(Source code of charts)
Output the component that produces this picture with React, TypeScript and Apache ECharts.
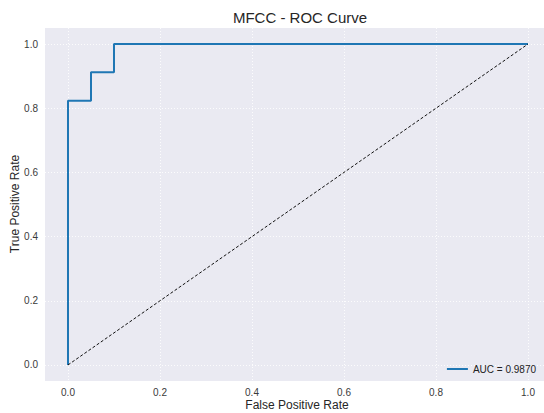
import React, { useEffect, useRef } from "react";
import * as echarts from "echarts";

const tickValues = [0, 0.2, 0.4, 0.6, 0.8, 1.0];
const rocFpr = [0, 0, 0.05, 0.05, 0.1, 0.1, 1.0];
const rocTpr = [0, 0.8235, 0.8235, 0.9118, 0.9118, 1.0, 1.0];
const diagX = [0, 1];
const diagY = [0, 1];
const legendLabel = "AUC = 0.9870";
const titleText = "MFCC - ROC Curve";
const xName = "False Positive Rate";
const yName = "True Positive Rate";

export default function App() {
  const ref = useRef<HTMLDivElement>(null);
  useEffect(() => {
    if (!ref.current) return;
    const chart = echarts.init(ref.current, undefined, { renderer: "svg" });
    const font = "'Liberation Sans', Arial, sans-serif";
    const fmt = (v: number) => v.toFixed(1);
    chart.setOption({
      animation: false,
      backgroundColor: "#ffffff",
      textStyle: { fontFamily: font },
      grid: {
        left: 45,
        top: 28,
        right: 0,
        bottom: 32,
        show: true,
        backgroundColor: "#EAEAF2",
        borderWidth: 0,
      },
      xAxis: {
        type: "value",
        min: -0.05,
        max: 1.0348,
        axisLine: { show: false },
        axisTick: { show: false, customValues: tickValues },
        axisLabel: {
          customValues: tickValues,
          formatter: fmt,
          color: "#3a3a3a",
          fontSize: 10,
          margin: 6,
          fontFamily: font,
        },
        splitLine: {
          show: true,
          lineStyle: { color: "rgba(255,255,255,0.85)", type: [1, 2], width: 1 },
        },
      },
      yAxis: {
        type: "value",
        min: -0.05,
        max: 1.05,
        axisLine: { show: false },
        axisTick: { show: false, customValues: tickValues },
        axisLabel: {
          customValues: tickValues,
          formatter: fmt,
          color: "#3a3a3a",
          fontSize: 10,
          margin: 7,
          fontFamily: font,
        },
        splitLine: {
          show: true,
          lineStyle: { color: "rgba(255,255,255,0.85)", type: [1, 2], width: 1 },
        },
      },
      legend: {
        data: [{ name: legendLabel, icon: "rect" }],
        right: 3,
        top: 359,
        itemWidth: 21,
        itemHeight: 2,
        itemGap: 6,
        textStyle: { fontSize: 10, color: "#222", fontFamily: font },
      },
      graphic: [
        {
          type: "text",
          x: 300,
          y: 17,
          style: {
            text: titleText,
            fontSize: 15,
            fill: "#262626",
            fontFamily: font,
            align: "center",
            verticalAlign: "middle",
          },
        },
        {
          type: "text",
          x: 297,
          y: 405,
          style: {
            text: xName,
            fontSize: 12,
            fill: "#262626",
            fontFamily: font,
            align: "center",
            verticalAlign: "middle",
          },
        },
        {
          type: "text",
          x: 15,
          y: 204,
          rotation: Math.PI / 2,
          style: {
            text: yName,
            fontSize: 12,
            fill: "#262626",
            fontFamily: font,
            align: "center",
            verticalAlign: "middle",
          },
        },
      ],
      series: [
        {
          name: legendLabel,
          type: "line",
          data: rocFpr.map((x, i) => [x, rocTpr[i]]),
          symbol: "none",
          lineStyle: { color: "#1f77b4", width: 2 },
          itemStyle: { color: "#1f77b4" },
          clip: false,
          z: 3,
        },
        {
          name: "diag",
          type: "line",
          data: diagX.map((x, i) => [x, diagY[i]]),
          symbol: "none",
          lineStyle: { color: "#111111", width: 1, type: [3, 2] },
          itemStyle: { color: "#111111" },
          z: 4,
        },
      ],
    });
    return () => chart.dispose();
  }, []);
  return (
    <div
      ref={ref}
      style={{ position: "fixed", left: 0, top: 0, width: 544, height: 413 }}
    />
  );
}
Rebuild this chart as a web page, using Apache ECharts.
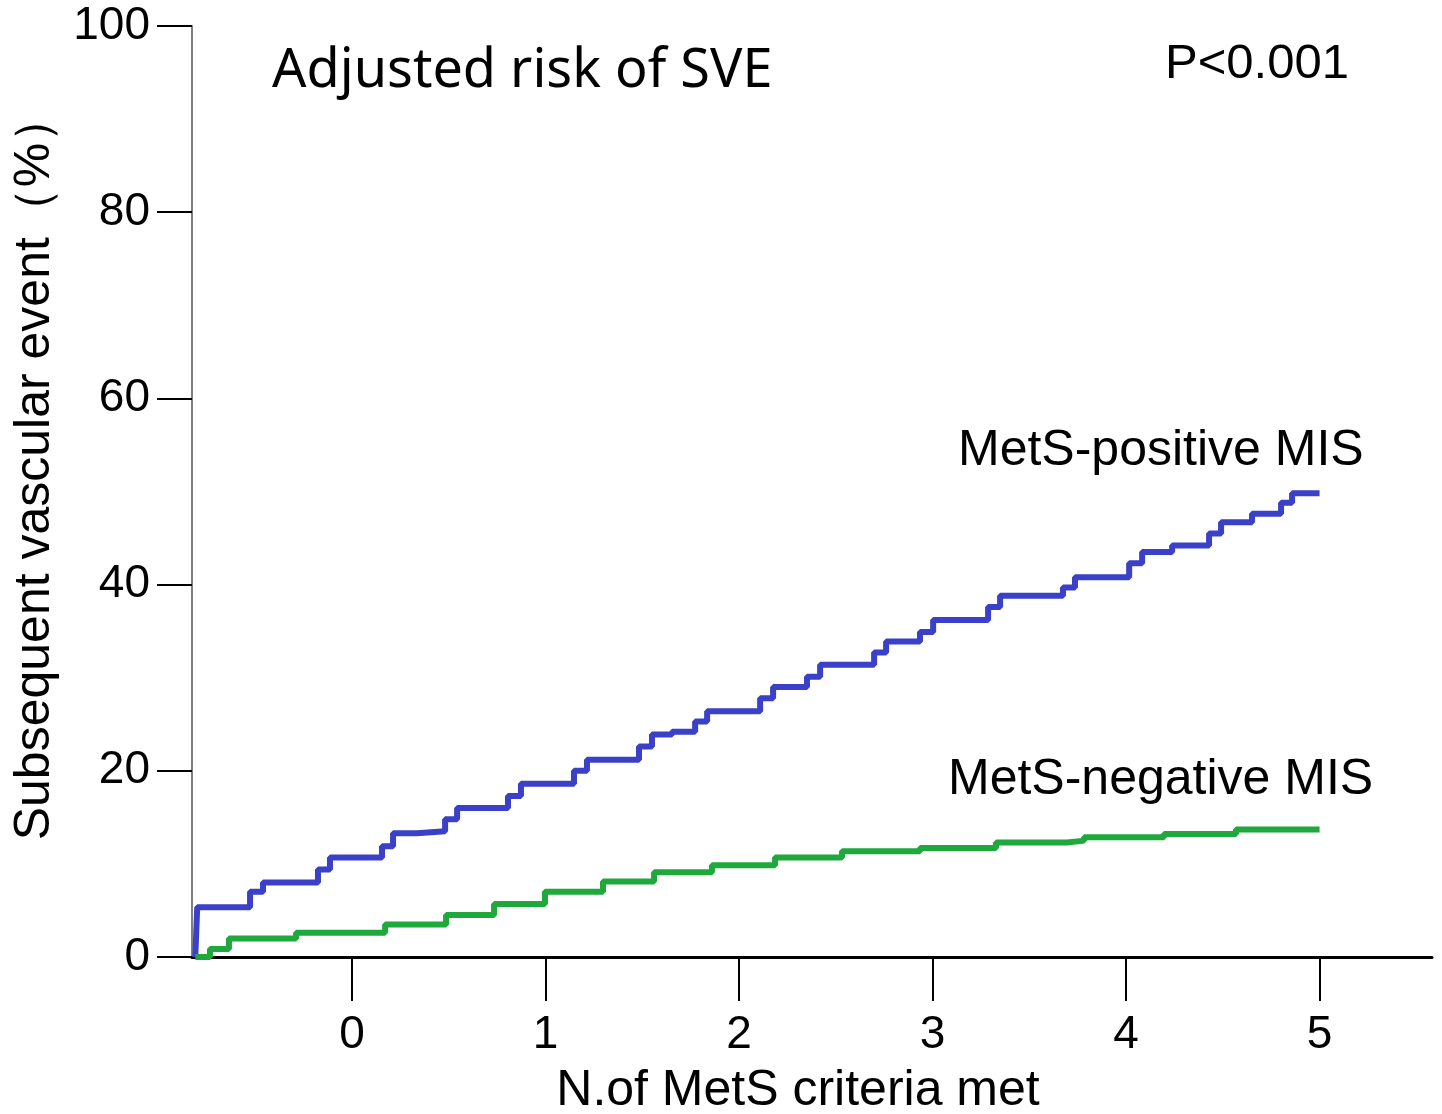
<!DOCTYPE html>
<html>
<head>
<meta charset="utf-8">
<script src="https://cdn.jsdelivr.net/npm/echarts@6/dist/echarts.min.js"></script>
<style>
  html, body { margin: 0; padding: 0; background: #fff; overflow: hidden; }
  #main { width: 1442px; height: 1114px; }
</style>
</head>
<body>
<div id="main"></div>
<script>
// step points: x = N. of criteria, y = % with event
var posX = [-0.81, -0.80, -0.527, -0.460, -0.176, -0.114, 0.155, 0.212, 0.336, 0.481, 0.543, 0.806, 0.873, 1.147, 1.214, 1.483, 1.550, 1.654, 1.773, 1.835, 2.109, 2.176, 2.351, 2.419, 2.698, 2.760, 2.935, 3.003, 3.287, 3.349, 3.674, 3.736, 4.016, 4.083, 4.238, 4.429, 4.491, 4.651, 4.801, 4.858, 5.0];
var posY = [0, 5.35, 7.0, 8.0, 9.4, 10.7, 11.9, 13.3, 13.5, 14.8, 16.0, 17.3, 18.6, 20.0, 21.2, 22.6, 23.9, 24.2, 25.3, 26.4, 27.8, 29.0, 30.1, 31.4, 32.7, 33.9, 34.9, 36.2, 37.6, 38.8, 39.7, 40.8, 42.3, 43.5, 44.2, 45.5, 46.7, 47.6, 48.8, 49.8, 49.8];

var negX = [-0.81, -0.734, -0.636, -0.289, 0.171, 0.486, 0.734, 0.997, 1.297, 1.561, 1.860, 2.186, 2.532, 2.935, 3.328, 3.695, 3.783, 4.196, 4.568, 5.0];
var negY = [0, 0.86, 2.0, 2.6, 3.5, 4.5, 5.7, 7.0, 8.1, 9.1, 9.85, 10.7, 11.35, 11.7, 12.3, 12.5, 12.85, 13.2, 13.7, 13.7];

var xTicks = [0, 1, 2, 3, 4, 5];

function pairs(xs, ys) {
  var out = [];
  for (var i = 0; i < xs.length; i++) out.push([xs[i], ys[i]]);
  return out;
}

var font = 'Liberation Sans, Arial, sans-serif';
var myChart = echarts.init(document.getElementById('main'), null, { width: 1442, height: 1114 });

var option = {
  animation: false,
  backgroundColor: '#fff',
  grid: { left: 192, right: 10, top: 26, bottom: 157, outerBoundsMode: 'none' },
  xAxis: {
    type: 'value',
    min: -0.827,
    max: 5.581,
    name: 'N.of MetS criteria met',
    nameLocation: 'middle',
    nameGap: 109,
    nameTextStyle: { fontFamily: font, fontSize: 50, color: '#000', padding: [0, 28, 0, 0] },
    axisLine: { lineStyle: { color: '#000', width: 3 } },
    axisTick: { customValues: xTicks, length: 44, lineStyle: { color: '#000', width: 2 } },
    axisLabel: { customValues: xTicks, margin: 55, fontFamily: font, fontSize: 46, color: '#000' },
    splitLine: { show: false }
  },
  yAxis: {
    type: 'value',
    min: 0,
    max: 100,
    interval: 20,
    name: 'Subsequent vascular event（%）',
    nameLocation: 'middle',
    nameGap: 132,
    nameTextStyle: { fontFamily: font, fontSize: 50, color: '#000', padding: [0, 0, 0, 50] },
    axisLine: { show: true, onZero: false, lineStyle: { color: '#808080', width: 2 } },
    axisTick: { show: true, length: 35, lineStyle: { color: '#000', width: 2 } },
    axisLabel: { margin: 42, fontFamily: font, fontSize: 46, color: '#000', padding: [8, 0, 0, 0] },
    splitLine: { show: false }
  },
  graphic: [
    { type: 'text', left: 272, top: 45, style: { text: 'Adjusted risk of SVE', font: '54px "Noto Sans", sans-serif', fill: '#000' } },
    { type: 'text', left: 1165, top: 40, style: { text: 'P<0.001', font: '49px ' + font, fill: '#000' } },
    { type: 'text', left: 958, top: 426, style: { text: 'MetS-positive MIS', font: '50px ' + font, fill: '#000' } },
    { type: 'text', left: 948, top: 755, style: { text: 'MetS-negative MIS', font: '50px ' + font, fill: '#000' } }
  ],
  series: [
    {
      name: 'MetS-positive MIS',
      type: 'line',
      step: 'end',
      showSymbol: false,
      lineStyle: { color: '#3b40c8', width: 6 },
      data: pairs(posX, posY)
    },
    {
      name: 'MetS-negative MIS',
      type: 'line',
      step: 'end',
      showSymbol: false,
      lineStyle: { color: '#1fa83c', width: 6 },
      data: pairs(negX, negY)
    }
  ]
};

myChart.setOption(option);
</script>
</body>
</html>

REQUIREMENT: Lines that hold "picture" are the ones to copy; find all of them.

OUTPUT FOR THIS TASK:
Output the component that produces this picture with React, TypeScript and Apache ECharts.

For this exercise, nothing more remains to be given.